— start of Dataset section —
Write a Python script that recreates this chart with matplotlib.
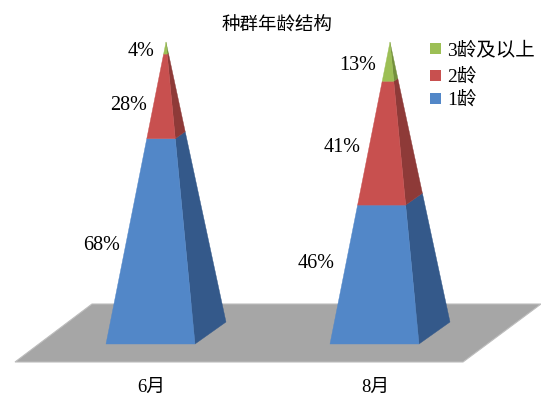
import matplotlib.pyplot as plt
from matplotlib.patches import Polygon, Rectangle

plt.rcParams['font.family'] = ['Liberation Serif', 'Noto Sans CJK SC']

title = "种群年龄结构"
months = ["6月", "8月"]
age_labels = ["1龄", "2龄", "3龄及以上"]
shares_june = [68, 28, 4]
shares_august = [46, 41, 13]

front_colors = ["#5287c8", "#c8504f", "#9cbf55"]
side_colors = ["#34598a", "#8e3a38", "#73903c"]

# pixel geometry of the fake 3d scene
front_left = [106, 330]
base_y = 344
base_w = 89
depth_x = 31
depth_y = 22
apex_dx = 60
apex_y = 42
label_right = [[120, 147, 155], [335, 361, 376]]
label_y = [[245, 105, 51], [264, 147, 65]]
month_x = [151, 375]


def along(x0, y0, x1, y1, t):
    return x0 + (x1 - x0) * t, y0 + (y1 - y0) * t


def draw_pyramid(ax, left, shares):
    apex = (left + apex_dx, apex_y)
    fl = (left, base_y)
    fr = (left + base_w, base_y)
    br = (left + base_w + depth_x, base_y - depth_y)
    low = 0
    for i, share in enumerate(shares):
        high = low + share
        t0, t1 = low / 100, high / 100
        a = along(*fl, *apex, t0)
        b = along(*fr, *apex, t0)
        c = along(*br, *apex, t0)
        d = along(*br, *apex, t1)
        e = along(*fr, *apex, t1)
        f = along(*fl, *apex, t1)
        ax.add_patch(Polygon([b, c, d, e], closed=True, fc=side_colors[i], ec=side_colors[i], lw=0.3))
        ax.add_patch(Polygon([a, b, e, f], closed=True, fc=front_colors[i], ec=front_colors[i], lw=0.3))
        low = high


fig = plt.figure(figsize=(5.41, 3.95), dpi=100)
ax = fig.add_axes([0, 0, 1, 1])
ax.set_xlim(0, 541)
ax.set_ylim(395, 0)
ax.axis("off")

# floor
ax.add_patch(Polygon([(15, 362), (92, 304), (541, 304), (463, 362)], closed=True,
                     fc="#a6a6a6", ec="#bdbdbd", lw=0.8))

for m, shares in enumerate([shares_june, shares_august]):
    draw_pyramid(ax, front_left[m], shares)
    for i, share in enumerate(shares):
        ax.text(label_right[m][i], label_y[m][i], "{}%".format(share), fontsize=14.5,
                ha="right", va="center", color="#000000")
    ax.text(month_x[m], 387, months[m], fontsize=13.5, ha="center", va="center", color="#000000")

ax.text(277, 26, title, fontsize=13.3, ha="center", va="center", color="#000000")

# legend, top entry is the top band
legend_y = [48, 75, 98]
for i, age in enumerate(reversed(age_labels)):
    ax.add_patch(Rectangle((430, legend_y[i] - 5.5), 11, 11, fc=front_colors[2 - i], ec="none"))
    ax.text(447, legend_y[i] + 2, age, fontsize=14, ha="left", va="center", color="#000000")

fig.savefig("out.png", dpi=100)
— end of Dataset section —
Repeat the data in full and exactly. Omit pictures.

Write a Python script that recreates this chart with matplotlib.
import matplotlib.pyplot as plt
from matplotlib.patches import Polygon, Rectangle

plt.rcParams['font.family'] = ['Liberation Serif', 'Noto Sans CJK SC']

title = "种群年龄结构"
months = ["6月", "8月"]
age_labels = ["1龄", "2龄", "3龄及以上"]
shares_june = [68, 28, 4]
shares_august = [46, 41, 13]

front_colors = ["#5287c8", "#c8504f", "#9cbf55"]
side_colors = ["#34598a", "#8e3a38", "#73903c"]

# pixel geometry of the fake 3d scene
front_left = [106, 330]
base_y = 344
base_w = 89
depth_x = 31
depth_y = 22
apex_dx = 60
apex_y = 42
label_right = [[120, 147, 155], [335, 361, 376]]
label_y = [[245, 105, 51], [264, 147, 65]]
month_x = [151, 375]


def along(x0, y0, x1, y1, t):
    return x0 + (x1 - x0) * t, y0 + (y1 - y0) * t


def draw_pyramid(ax, left, shares):
    apex = (left + apex_dx, apex_y)
    fl = (left, base_y)
    fr = (left + base_w, base_y)
    br = (left + base_w + depth_x, base_y - depth_y)
    low = 0
    for i, share in enumerate(shares):
        high = low + share
        t0, t1 = low / 100, high / 100
        a = along(*fl, *apex, t0)
        b = along(*fr, *apex, t0)
        c = along(*br, *apex, t0)
        d = along(*br, *apex, t1)
        e = along(*fr, *apex, t1)
        f = along(*fl, *apex, t1)
        ax.add_patch(Polygon([b, c, d, e], closed=True, fc=side_colors[i], ec=side_colors[i], lw=0.3))
        ax.add_patch(Polygon([a, b, e, f], closed=True, fc=front_colors[i], ec=front_colors[i], lw=0.3))
        low = high


fig = plt.figure(figsize=(5.41, 3.95), dpi=100)
ax = fig.add_axes([0, 0, 1, 1])
ax.set_xlim(0, 541)
ax.set_ylim(395, 0)
ax.axis("off")

# floor
ax.add_patch(Polygon([(15, 362), (92, 304), (541, 304), (463, 362)], closed=True,
                     fc="#a6a6a6", ec="#bdbdbd", lw=0.8))

for m, shares in enumerate([shares_june, shares_august]):
    draw_pyramid(ax, front_left[m], shares)
    for i, share in enumerate(shares):
        ax.text(label_right[m][i], label_y[m][i], "{}%".format(share), fontsize=14.5,
                ha="right", va="center", color="#000000")
    ax.text(month_x[m], 387, months[m], fontsize=13.5, ha="center", va="center", color="#000000")

ax.text(277, 26, title, fontsize=13.3, ha="center", va="center", color="#000000")

# legend, top entry is the top band
legend_y = [48, 75, 98]
for i, age in enumerate(reversed(age_labels)):
    ax.add_patch(Rectangle((430, legend_y[i] - 5.5), 11, 11, fc=front_colors[2 - i], ec="none"))
    ax.text(447, legend_y[i] + 2, age, fontsize=14, ha="left", va="center", color="#000000")

fig.savefig("out.png", dpi=100)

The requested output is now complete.